+++ DATA BLOCK

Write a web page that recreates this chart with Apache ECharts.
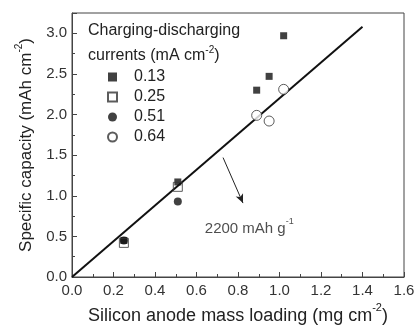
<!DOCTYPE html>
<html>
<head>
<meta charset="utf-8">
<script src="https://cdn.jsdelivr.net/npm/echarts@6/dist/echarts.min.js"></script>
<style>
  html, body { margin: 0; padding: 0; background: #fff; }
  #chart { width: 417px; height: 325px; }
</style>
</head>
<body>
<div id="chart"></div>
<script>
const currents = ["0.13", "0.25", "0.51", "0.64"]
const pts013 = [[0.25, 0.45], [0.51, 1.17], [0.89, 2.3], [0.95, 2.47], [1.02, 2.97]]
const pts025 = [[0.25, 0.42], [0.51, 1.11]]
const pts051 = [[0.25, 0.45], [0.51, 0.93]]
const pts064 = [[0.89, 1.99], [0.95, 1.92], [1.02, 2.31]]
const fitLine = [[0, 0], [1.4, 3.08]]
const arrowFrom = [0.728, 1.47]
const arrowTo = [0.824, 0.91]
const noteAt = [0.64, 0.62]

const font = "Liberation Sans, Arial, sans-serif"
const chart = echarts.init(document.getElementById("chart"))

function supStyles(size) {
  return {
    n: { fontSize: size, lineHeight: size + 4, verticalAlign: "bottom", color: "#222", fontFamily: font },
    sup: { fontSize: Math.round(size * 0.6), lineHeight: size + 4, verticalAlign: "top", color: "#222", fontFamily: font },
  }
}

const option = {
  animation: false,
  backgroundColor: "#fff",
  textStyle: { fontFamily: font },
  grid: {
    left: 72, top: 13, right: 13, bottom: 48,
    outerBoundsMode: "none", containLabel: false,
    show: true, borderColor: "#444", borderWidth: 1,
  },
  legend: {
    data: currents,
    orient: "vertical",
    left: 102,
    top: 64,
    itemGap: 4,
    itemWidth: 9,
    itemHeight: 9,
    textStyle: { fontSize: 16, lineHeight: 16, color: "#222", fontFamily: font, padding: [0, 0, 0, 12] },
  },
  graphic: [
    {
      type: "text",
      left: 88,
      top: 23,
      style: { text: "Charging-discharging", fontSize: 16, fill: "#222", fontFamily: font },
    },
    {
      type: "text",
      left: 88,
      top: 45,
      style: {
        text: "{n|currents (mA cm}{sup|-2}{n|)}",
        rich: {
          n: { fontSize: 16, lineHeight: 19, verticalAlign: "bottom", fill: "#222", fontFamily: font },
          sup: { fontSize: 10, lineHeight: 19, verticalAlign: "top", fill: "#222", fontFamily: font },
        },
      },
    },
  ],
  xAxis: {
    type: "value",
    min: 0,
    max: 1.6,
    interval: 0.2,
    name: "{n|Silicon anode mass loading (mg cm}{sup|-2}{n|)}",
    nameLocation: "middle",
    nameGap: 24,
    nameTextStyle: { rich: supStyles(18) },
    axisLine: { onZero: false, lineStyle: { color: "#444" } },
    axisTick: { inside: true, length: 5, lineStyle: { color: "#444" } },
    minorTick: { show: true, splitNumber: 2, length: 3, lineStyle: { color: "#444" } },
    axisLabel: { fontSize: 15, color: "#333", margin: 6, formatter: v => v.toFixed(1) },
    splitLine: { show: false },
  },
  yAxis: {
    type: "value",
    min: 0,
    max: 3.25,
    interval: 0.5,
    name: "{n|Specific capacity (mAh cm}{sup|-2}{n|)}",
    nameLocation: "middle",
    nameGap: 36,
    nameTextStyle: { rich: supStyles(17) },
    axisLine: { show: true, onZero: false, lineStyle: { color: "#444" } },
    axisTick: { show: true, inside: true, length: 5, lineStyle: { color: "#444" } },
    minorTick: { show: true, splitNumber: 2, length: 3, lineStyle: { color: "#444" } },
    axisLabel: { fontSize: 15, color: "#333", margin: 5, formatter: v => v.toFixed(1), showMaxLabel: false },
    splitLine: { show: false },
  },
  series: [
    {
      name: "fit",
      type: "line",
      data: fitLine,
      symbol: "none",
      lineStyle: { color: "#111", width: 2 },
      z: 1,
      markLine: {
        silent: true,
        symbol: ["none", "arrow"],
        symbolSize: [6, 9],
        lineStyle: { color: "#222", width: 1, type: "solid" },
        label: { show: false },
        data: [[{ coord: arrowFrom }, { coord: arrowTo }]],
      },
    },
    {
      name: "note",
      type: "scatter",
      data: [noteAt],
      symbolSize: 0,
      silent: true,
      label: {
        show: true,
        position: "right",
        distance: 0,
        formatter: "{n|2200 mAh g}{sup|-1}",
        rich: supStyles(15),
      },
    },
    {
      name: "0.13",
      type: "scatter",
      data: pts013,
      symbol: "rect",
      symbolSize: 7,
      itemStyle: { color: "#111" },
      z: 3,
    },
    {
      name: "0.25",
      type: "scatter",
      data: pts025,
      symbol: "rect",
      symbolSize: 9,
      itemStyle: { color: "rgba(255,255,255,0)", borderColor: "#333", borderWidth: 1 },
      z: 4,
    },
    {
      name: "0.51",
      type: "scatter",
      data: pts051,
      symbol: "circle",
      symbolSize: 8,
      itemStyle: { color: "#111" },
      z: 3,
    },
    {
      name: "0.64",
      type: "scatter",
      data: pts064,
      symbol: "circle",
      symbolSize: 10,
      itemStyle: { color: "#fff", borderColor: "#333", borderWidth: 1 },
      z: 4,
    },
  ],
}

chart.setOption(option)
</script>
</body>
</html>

++++++

_JOB_: Print the full listing exactly, dropping the pictures.

_THE SOLUTION_:
Write a web page that recreates this chart with Apache ECharts.
<!DOCTYPE html>
<html>
<head>
<meta charset="utf-8">
<script src="https://cdn.jsdelivr.net/npm/echarts@6/dist/echarts.min.js"></script>
<style>
  html, body { margin: 0; padding: 0; background: #fff; }
  #chart { width: 417px; height: 325px; }
</style>
</head>
<body>
<div id="chart"></div>
<script>
const currents = ["0.13", "0.25", "0.51", "0.64"]
const pts013 = [[0.25, 0.45], [0.51, 1.17], [0.89, 2.3], [0.95, 2.47], [1.02, 2.97]]
const pts025 = [[0.25, 0.42], [0.51, 1.11]]
const pts051 = [[0.25, 0.45], [0.51, 0.93]]
const pts064 = [[0.89, 1.99], [0.95, 1.92], [1.02, 2.31]]
const fitLine = [[0, 0], [1.4, 3.08]]
const arrowFrom = [0.728, 1.47]
const arrowTo = [0.824, 0.91]
const noteAt = [0.64, 0.62]

const font = "Liberation Sans, Arial, sans-serif"
const chart = echarts.init(document.getElementById("chart"))

function supStyles(size) {
  return {
    n: { fontSize: size, lineHeight: size + 4, verticalAlign: "bottom", color: "#222", fontFamily: font },
    sup: { fontSize: Math.round(size * 0.6), lineHeight: size + 4, verticalAlign: "top", color: "#222", fontFamily: font },
  }
}

const option = {
  animation: false,
  backgroundColor: "#fff",
  textStyle: { fontFamily: font },
  grid: {
    left: 72, top: 13, right: 13, bottom: 48,
    outerBoundsMode: "none", containLabel: false,
    show: true, borderColor: "#444", borderWidth: 1,
  },
  legend: {
    data: currents,
    orient: "vertical",
    left: 102,
    top: 64,
    itemGap: 4,
    itemWidth: 9,
    itemHeight: 9,
    textStyle: { fontSize: 16, lineHeight: 16, color: "#222", fontFamily: font, padding: [0, 0, 0, 12] },
  },
  graphic: [
    {
      type: "text",
      left: 88,
      top: 23,
      style: { text: "Charging-discharging", fontSize: 16, fill: "#222", fontFamily: font },
    },
    {
      type: "text",
      left: 88,
      top: 45,
      style: {
        text: "{n|currents (mA cm}{sup|-2}{n|)}",
        rich: {
          n: { fontSize: 16, lineHeight: 19, verticalAlign: "bottom", fill: "#222", fontFamily: font },
          sup: { fontSize: 10, lineHeight: 19, verticalAlign: "top", fill: "#222", fontFamily: font },
        },
      },
    },
  ],
  xAxis: {
    type: "value",
    min: 0,
    max: 1.6,
    interval: 0.2,
    name: "{n|Silicon anode mass loading (mg cm}{sup|-2}{n|)}",
    nameLocation: "middle",
    nameGap: 24,
    nameTextStyle: { rich: supStyles(18) },
    axisLine: { onZero: false, lineStyle: { color: "#444" } },
    axisTick: { inside: true, length: 5, lineStyle: { color: "#444" } },
    minorTick: { show: true, splitNumber: 2, length: 3, lineStyle: { color: "#444" } },
    axisLabel: { fontSize: 15, color: "#333", margin: 6, formatter: v => v.toFixed(1) },
    splitLine: { show: false },
  },
  yAxis: {
    type: "value",
    min: 0,
    max: 3.25,
    interval: 0.5,
    name: "{n|Specific capacity (mAh cm}{sup|-2}{n|)}",
    nameLocation: "middle",
    nameGap: 36,
    nameTextStyle: { rich: supStyles(17) },
    axisLine: { show: true, onZero: false, lineStyle: { color: "#444" } },
    axisTick: { show: true, inside: true, length: 5, lineStyle: { color: "#444" } },
    minorTick: { show: true, splitNumber: 2, length: 3, lineStyle: { color: "#444" } },
    axisLabel: { fontSize: 15, color: "#333", margin: 5, formatter: v => v.toFixed(1), showMaxLabel: false },
    splitLine: { show: false },
  },
  series: [
    {
      name: "fit",
      type: "line",
      data: fitLine,
      symbol: "none",
      lineStyle: { color: "#111", width: 2 },
      z: 1,
      markLine: {
        silent: true,
        symbol: ["none", "arrow"],
        symbolSize: [6, 9],
        lineStyle: { color: "#222", width: 1, type: "solid" },
        label: { show: false },
        data: [[{ coord: arrowFrom }, { coord: arrowTo }]],
      },
    },
    {
      name: "note",
      type: "scatter",
      data: [noteAt],
      symbolSize: 0,
      silent: true,
      label: {
        show: true,
        position: "right",
        distance: 0,
        formatter: "{n|2200 mAh g}{sup|-1}",
        rich: supStyles(15),
      },
    },
    {
      name: "0.13",
      type: "scatter",
      data: pts013,
      symbol: "rect",
      symbolSize: 7,
      itemStyle: { color: "#111" },
      z: 3,
    },
    {
      name: "0.25",
      type: "scatter",
      data: pts025,
      symbol: "rect",
      symbolSize: 9,
      itemStyle: { color: "rgba(255,255,255,0)", borderColor: "#333", borderWidth: 1 },
      z: 4,
    },
    {
      name: "0.51",
      type: "scatter",
      data: pts051,
      symbol: "circle",
      symbolSize: 8,
      itemStyle: { color: "#111" },
      z: 3,
    },
    {
      name: "0.64",
      type: "scatter",
      data: pts064,
      symbol: "circle",
      symbolSize: 10,
      itemStyle: { color: "#fff", borderColor: "#333", borderWidth: 1 },
      z: 4,
    },
  ],
}

chart.setOption(option)
</script>
</body>
</html>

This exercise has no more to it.